After Nájera had finished taking photos, the police attacked him. They chased him down, abducted and tortured him, and threatened to kill him for having taken the photos.

Irene González Sánchez, a colleague of Nájera's at "El Debate de Culiacán" who is also the secretary of the Siete de Junio Journalists' Association, told CENCOS that Nájera went to the national Attorney General's Office (Procuraduría General de la República, PGR) to report the incident, where he came across one of the ministerial police officers involved in the assault. Nájera asked for his camera equipment, which had been confiscated during the incident, to be returned to him. The police not only denied having it in their possession, but announced they were going to arrest him, saying they had "found a gun", which in fact belonged to one of the policemen, in the truck which the reporter had driven in to the PGR to report the incident. He was then arrested and jailed for two days, without any family member or friend being notified. He was only released after the payment of bail of 20,000 pesos (approx. US$1,860).
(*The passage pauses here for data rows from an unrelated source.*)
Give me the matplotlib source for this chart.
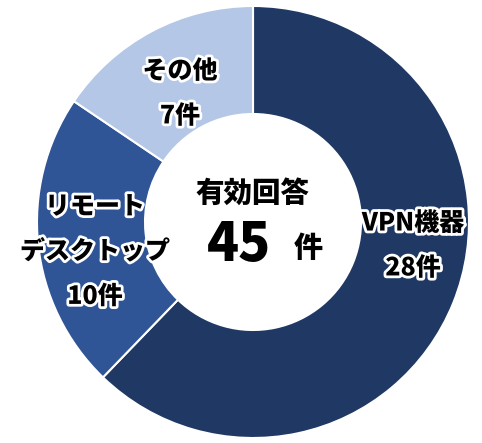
import matplotlib.pyplot as plt
import matplotlib.patheffects as pe

plt.rcParams['font.family'] = ['Noto Sans CJK JP', 'DejaVu Sans']

labels = ['VPN機器', 'リモート\nデスクトップ', 'その他']
counts = [28, 10, 7]
colors = ['#1f3864', '#2f5597', '#b4c7e7']
total = sum(counts)

W, H = 482, 443
fig = plt.figure(figsize=(W / 100, H / 100), dpi=100)
ax = fig.add_axes([0, 0, 1, 1])

# pixel-like coordinates, y up
cx, cy, r = 253, H - 222, 216
ax.pie(counts, colors=colors, startangle=90, counterclock=False,
       center=(cx, cy), radius=r,
       wedgeprops=dict(width=r * 0.5, edgecolor='white', linewidth=1.5))
ax.set_xlim(0, W)
ax.set_ylim(0, H)
ax.set_aspect('equal')
ax.axis('off')

halo = [pe.withStroke(linewidth=4, foreground='white')]

# label positions (image pixels, from top)
label_pos = [(413, 245), (95, 251), (180, 93)]
for lab, n, (x, y) in zip(labels, counts, label_pos):
    ax.text(x, H - y, f'{lab}\n{n}件', ha='center', va='center',
            fontsize=18, fontweight='heavy', linespacing=1.9,
            path_effects=halo)

ax.text(252, H - 193, '有効回答', ha='center', va='center',
        fontsize=20.5, fontweight='heavy')
ax.text(239, H - 245, f'{total}', ha='center', va='center',
        fontsize=38, fontweight='heavy')
ax.text(308, H - 248, '件', ha='center', va='center',
        fontsize=21, fontweight='heavy')

fig.savefig('out.png', dpi=100)
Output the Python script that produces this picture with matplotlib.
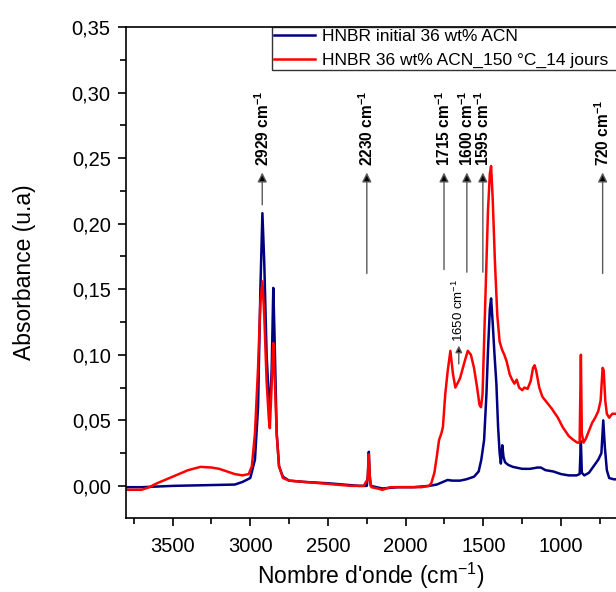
import numpy as np
import matplotlib
matplotlib.use("Agg")
import matplotlib.pyplot as plt
from matplotlib.ticker import MultipleLocator, FuncFormatter

plt.rcParams['font.family'] = ['Liberation Sans', 'DejaVu Sans']
plt.rcParams['mathtext.fontset'] = 'custom'
plt.rcParams['mathtext.rm'] = 'Liberation Sans'
plt.rcParams['mathtext.it'] = 'Liberation Sans:italic'
plt.rcParams['mathtext.bf'] = 'Liberation Sans:bold'

# spectra (wavenumber cm-1, absorbance)
wn_init = [3800, 3700, 3500, 3300, 3100, 3050, 3000, 2970, 2950, 2935, 2922, 2910, 2895,
           2880, 2872, 2862, 2852, 2845, 2830, 2815, 2790, 2750, 2650, 2500, 2400, 2300,
           2250, 2243, 2237, 2231, 2225, 2150, 2050, 1950, 1850, 1800, 1760, 1730, 1700,
           1650, 1610, 1560, 1530, 1513, 1495, 1480, 1470, 1458, 1450, 1440, 1428, 1416,
           1405, 1395, 1387, 1378, 1370, 1360, 1340, 1310, 1250, 1200, 1150, 1130, 1100,
           1050, 1000, 950, 900, 880, 872, 866, 850, 820, 790, 760, 740, 728, 718, 705,
           690, 660, 646]
abs_init = [-0.001, -0.001, 0.0, 0.0005, 0.001, 0.003, 0.006, 0.02, 0.06, 0.15, 0.208, 0.17, 0.1,
            0.065, 0.06, 0.09, 0.151, 0.12, 0.04, 0.015, 0.007, 0.004, 0.003, 0.002, 0.001, 0.0,
            0.0, 0.008, 0.026, 0.008, 0.0, -0.002, -0.001, -0.001, 0.0, 0.001, 0.003, 0.0045, 0.004,
            0.004, 0.005, 0.007, 0.011, 0.02, 0.035, 0.07, 0.103, 0.135, 0.143, 0.125, 0.1, 0.078,
            0.045, 0.025, 0.017, 0.031, 0.022, 0.018, 0.016, 0.0145, 0.013, 0.013, 0.014, 0.014, 0.012,
            0.011, 0.009, 0.008, 0.008, 0.009, 0.034, 0.01, 0.008, 0.01, 0.015, 0.02, 0.025, 0.05, 0.03, 0.012,
            0.006, 0.005, 0.005]

wn_aged = [3800, 3700, 3650, 3600, 3500, 3400, 3320, 3250, 3200, 3150, 3100, 3050, 3010, 2990,
           2970, 2950, 2935, 2922, 2910, 2895, 2880, 2874, 2865, 2852, 2845, 2830, 2815, 2790,
           2750, 2650, 2550, 2450, 2350, 2270, 2245, 2237, 2230, 2220, 2180, 2150, 2100, 2000,
           1900, 1850, 1835, 1815, 1800, 1785, 1770, 1760, 1745, 1729, 1712, 1695, 1680, 1650,
           1620, 1600, 1580, 1560, 1540, 1525, 1515, 1505, 1495, 1485, 1470, 1458, 1450, 1440,
           1425, 1410, 1395, 1380, 1365, 1350, 1330, 1315, 1300, 1285, 1270, 1250, 1235, 1215,
           1195, 1180, 1170, 1160, 1140, 1120, 1100, 1060, 1020, 990, 950, 920, 895, 880, 872,
           866, 855, 840, 820, 800, 780, 760, 745, 732, 725, 715, 705, 690, 670, 646]
abs_aged = [-0.003, -0.003, -0.001, 0.002, 0.007, 0.012, 0.0145, 0.014, 0.013, 0.011, 0.009, 0.008, 0.009, 0.015,
            0.04, 0.09, 0.14, 0.156, 0.13, 0.08, 0.05, 0.044, 0.07, 0.109, 0.09, 0.04, 0.015, 0.006,
            0.004, 0.003, 0.002, 0.001, 0.0, 0.0, 0.005, 0.024, 0.005, -0.001, -0.002, -0.003, -0.001, -0.001,
            -0.001, 0.0, 0.002, 0.01, 0.022, 0.035, 0.04, 0.045, 0.07, 0.088, 0.103, 0.085, 0.075, 0.082,
            0.095, 0.103, 0.1, 0.09, 0.075, 0.062, 0.06, 0.07, 0.11, 0.15, 0.21, 0.238, 0.244, 0.22,
            0.17, 0.13, 0.11, 0.104, 0.1, 0.095, 0.085, 0.081, 0.078, 0.081, 0.075, 0.073, 0.075, 0.074,
            0.08, 0.09, 0.092, 0.088, 0.075, 0.068, 0.065, 0.059, 0.052, 0.045, 0.038, 0.035, 0.033, 0.033, 0.1,
            0.04, 0.033, 0.036, 0.042, 0.048, 0.052, 0.057, 0.065, 0.09, 0.088, 0.065, 0.055, 0.052, 0.055, 0.055]

# band annotations
band_labels = ['2929', '2230', '1715', '1600', '1595', '720']
band_pos = [2923, 2250, 1753, 1606, 1503, 732]
band_base = [0.2144, 0.162, 0.165, 0.163, 0.163, 0.162]
arrow_tip = 0.239

small_label = '1650'
small_pos = 1658
small_base = 0.093
small_tip = 0.107

fig = plt.figure(figsize=(6.16, 5.92), dpi=100)
ax = fig.add_axes([126 / 616, 74 / 592, 1 - 126 / 616, (518 - 27) / 592])

ax.plot(wn_init, abs_init, color='#000080', lw=1.8, label='HNBR initial 36 wt% ACN')
ax.plot(wn_aged, abs_aged, color='#ff0000', lw=1.8, label='HNBR 36 wt% ACN_150 °C_14 jours')

ax.set_xlim(3800, 646)
ax.set_ylim(-0.0245, 0.35)

arrow_kw = dict(arrowstyle='-|>', color='0.35', fc='k', ec='0.35', lw=1.0,
                mutation_scale=14, shrinkA=0, shrinkB=0)
for lab, x, y0 in zip(band_labels, band_pos, band_base):
    ax.annotate('', xy=(x, arrow_tip), xytext=(x, y0), arrowprops=arrow_kw)
    ax.text(x, arrow_tip + 0.005, lab + r' cm$^{\mathbf{-1}}$', rotation=90,
            ha='center', va='bottom', fontsize=11.2, fontweight='bold')

ax.annotate('', xy=(small_pos, small_tip), xytext=(small_pos, small_base),
            arrowprops=dict(arrow_kw, mutation_scale=10))
ax.text(small_pos + 5, small_tip + 0.003, small_label + r' cm$^{-1}$', rotation=90,
        ha='center', va='bottom', fontsize=9.5)

ax.xaxis.set_major_locator(MultipleLocator(500))
ax.xaxis.set_minor_locator(MultipleLocator(250))
ax.yaxis.set_major_locator(MultipleLocator(0.05))
ax.yaxis.set_minor_locator(MultipleLocator(0.025))
ax.yaxis.set_major_formatter(FuncFormatter(lambda v, p: f'{v:.2f}'.replace('.', ',')))

ax.tick_params(which='both', direction='out', width=1.2, labelsize=14.5, top=False, right=False)
ax.tick_params(which='major', length=6)
ax.tick_params(which='minor', length=4)
ax.tick_params(axis='x', pad=8)
ax.tick_params(axis='y', pad=5)
ax.spines['right'].set_visible(False)
for s in ['left', 'bottom', 'top']:
    ax.spines[s].set_linewidth(1.2)

ax.set_xlabel(r"Nombre d'onde (cm$^{-1}$)", fontsize=16.5, labelpad=3)
ax.set_ylabel('Absorbance (u.a)', fontsize=16.5, labelpad=26)

leg = ax.legend(loc='upper left', bbox_to_anchor=((272 - 126) / 490, 0, 0.75, 1.0), mode='expand',
                borderaxespad=0, fontsize=12.5, frameon=True, fancybox=False, edgecolor='k',
                handlelength=2.4, handletextpad=0.4, labelspacing=0.5, borderpad=0.1)
leg.get_frame().set_linewidth(1.0)

fig.savefig('out.png', dpi=100)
González added that Nájera had reported the incident to the Attorney General's Office, the Culiacán office of the Human Right Commission and the national Office of the Special Prosecutor for Crimes Against Journalists (Fiscalía Especializada en Delitos contra Periodistas), indicating that he held the group of ministerial police involved and commander Roberto Carlos Barcelo Villagrán responsible. He asked that Barcelo Villagrán and the group be investigated and punished as provided for by the law.

CENCOS asks both federal and Sinaloa state authorities to order that precautionary measures be taken to protect Nájera and to carry out an investigation to determine those responsible. It is bad enough that such assaults are committed by organized crime groups. It is even worse when those responsible for such incidents are public employees and that they have not been punished.